EXERCISE INSTRUCTIONS
Starting with the first line of the data below, copy each line up to and including the one containing "ax.set_facecolor(BG)". Pictures stay out.

PROVIDED RECORDS
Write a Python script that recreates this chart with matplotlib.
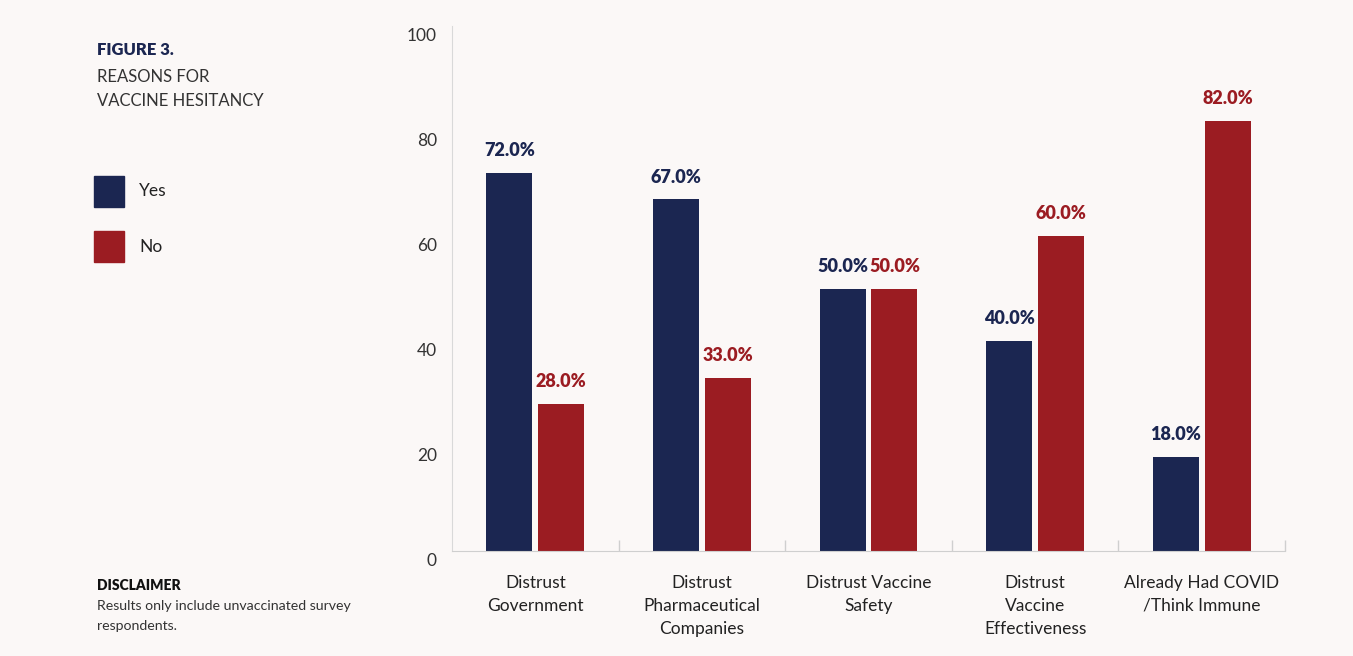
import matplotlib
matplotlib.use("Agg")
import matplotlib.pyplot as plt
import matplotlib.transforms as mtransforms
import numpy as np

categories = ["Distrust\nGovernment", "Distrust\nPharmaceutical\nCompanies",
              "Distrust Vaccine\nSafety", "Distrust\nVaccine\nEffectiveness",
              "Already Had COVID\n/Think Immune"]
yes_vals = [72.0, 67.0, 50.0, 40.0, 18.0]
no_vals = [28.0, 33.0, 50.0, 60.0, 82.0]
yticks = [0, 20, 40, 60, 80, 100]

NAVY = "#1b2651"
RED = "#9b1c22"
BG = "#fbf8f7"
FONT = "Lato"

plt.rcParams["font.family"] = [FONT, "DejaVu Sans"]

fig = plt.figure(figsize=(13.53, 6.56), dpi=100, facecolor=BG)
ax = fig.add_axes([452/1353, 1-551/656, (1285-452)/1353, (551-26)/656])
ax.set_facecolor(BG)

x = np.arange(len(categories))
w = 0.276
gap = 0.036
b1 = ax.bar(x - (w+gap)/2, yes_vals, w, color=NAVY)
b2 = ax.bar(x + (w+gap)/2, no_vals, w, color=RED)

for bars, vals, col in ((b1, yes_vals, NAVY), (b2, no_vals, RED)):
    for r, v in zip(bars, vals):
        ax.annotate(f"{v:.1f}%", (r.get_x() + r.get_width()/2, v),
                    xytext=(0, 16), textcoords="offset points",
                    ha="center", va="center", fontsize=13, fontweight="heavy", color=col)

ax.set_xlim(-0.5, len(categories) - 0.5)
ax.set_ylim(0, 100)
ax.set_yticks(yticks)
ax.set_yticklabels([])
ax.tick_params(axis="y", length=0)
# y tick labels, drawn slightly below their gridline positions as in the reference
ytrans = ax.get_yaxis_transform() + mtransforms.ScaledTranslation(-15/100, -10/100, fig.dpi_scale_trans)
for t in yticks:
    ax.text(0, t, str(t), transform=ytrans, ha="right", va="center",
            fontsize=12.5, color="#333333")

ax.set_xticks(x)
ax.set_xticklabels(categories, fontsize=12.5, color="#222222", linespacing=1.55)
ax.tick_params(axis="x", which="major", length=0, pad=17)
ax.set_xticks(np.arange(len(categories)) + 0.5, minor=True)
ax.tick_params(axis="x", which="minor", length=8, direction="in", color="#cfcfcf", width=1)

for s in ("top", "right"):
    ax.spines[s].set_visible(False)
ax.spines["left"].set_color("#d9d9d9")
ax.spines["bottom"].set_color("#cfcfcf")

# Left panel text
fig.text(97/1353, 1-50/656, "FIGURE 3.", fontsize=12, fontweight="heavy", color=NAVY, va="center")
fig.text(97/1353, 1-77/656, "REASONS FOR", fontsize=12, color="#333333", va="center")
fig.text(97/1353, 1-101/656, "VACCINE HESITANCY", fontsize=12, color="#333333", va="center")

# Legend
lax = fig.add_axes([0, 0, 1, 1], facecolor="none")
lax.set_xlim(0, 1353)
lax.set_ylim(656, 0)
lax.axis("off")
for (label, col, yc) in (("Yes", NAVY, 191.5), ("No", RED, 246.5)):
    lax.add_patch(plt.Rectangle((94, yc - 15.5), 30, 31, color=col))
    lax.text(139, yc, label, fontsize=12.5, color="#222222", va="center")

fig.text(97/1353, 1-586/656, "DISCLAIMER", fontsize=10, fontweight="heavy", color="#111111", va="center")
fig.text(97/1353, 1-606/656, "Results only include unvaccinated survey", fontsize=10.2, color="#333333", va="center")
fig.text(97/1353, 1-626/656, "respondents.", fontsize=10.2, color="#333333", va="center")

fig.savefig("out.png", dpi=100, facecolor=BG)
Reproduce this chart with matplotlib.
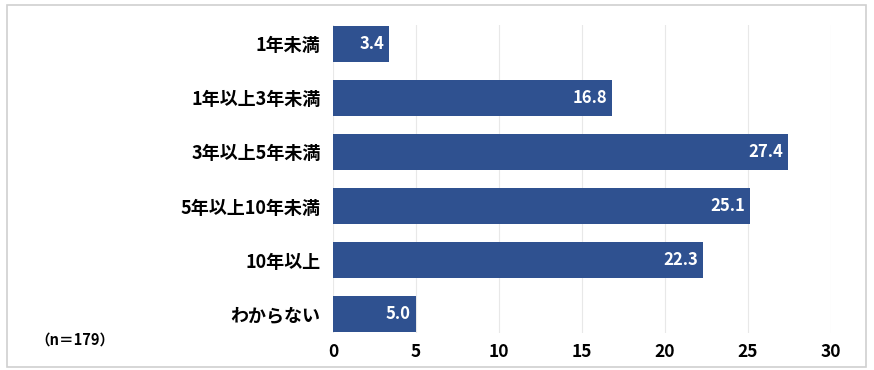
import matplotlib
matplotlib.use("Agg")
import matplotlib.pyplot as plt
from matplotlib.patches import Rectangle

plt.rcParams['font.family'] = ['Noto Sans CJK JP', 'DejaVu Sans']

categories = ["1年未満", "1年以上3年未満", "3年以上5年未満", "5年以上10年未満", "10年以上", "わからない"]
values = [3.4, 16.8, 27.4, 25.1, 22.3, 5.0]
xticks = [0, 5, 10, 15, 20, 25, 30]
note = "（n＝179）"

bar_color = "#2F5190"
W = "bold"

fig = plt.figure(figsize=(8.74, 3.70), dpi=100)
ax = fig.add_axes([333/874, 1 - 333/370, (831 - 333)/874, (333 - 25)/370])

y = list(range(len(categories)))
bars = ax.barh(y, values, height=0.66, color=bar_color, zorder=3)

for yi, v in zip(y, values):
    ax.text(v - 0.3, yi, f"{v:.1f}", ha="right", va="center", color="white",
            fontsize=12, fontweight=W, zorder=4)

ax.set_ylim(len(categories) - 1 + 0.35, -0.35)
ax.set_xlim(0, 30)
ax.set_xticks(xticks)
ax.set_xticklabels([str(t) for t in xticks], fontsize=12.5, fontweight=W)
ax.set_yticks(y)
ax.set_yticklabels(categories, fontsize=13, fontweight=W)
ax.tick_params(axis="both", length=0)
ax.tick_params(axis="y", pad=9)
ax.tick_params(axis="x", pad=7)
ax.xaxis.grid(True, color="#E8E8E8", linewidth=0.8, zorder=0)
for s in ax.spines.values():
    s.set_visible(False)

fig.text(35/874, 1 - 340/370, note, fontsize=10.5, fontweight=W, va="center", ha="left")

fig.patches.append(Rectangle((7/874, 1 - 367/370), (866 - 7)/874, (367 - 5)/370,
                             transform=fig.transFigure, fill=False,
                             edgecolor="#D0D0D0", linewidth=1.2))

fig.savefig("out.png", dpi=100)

WRITTEN SOLUTION
Write a Python script that recreates this chart with matplotlib.
import matplotlib
matplotlib.use("Agg")
import matplotlib.pyplot as plt
import matplotlib.transforms as mtransforms
import numpy as np

categories = ["Distrust\nGovernment", "Distrust\nPharmaceutical\nCompanies",
              "Distrust Vaccine\nSafety", "Distrust\nVaccine\nEffectiveness",
              "Already Had COVID\n/Think Immune"]
yes_vals = [72.0, 67.0, 50.0, 40.0, 18.0]
no_vals = [28.0, 33.0, 50.0, 60.0, 82.0]
yticks = [0, 20, 40, 60, 80, 100]

NAVY = "#1b2651"
RED = "#9b1c22"
BG = "#fbf8f7"
FONT = "Lato"

plt.rcParams["font.family"] = [FONT, "DejaVu Sans"]

fig = plt.figure(figsize=(13.53, 6.56), dpi=100, facecolor=BG)
ax = fig.add_axes([452/1353, 1-551/656, (1285-452)/1353, (551-26)/656])
ax.set_facecolor(BG)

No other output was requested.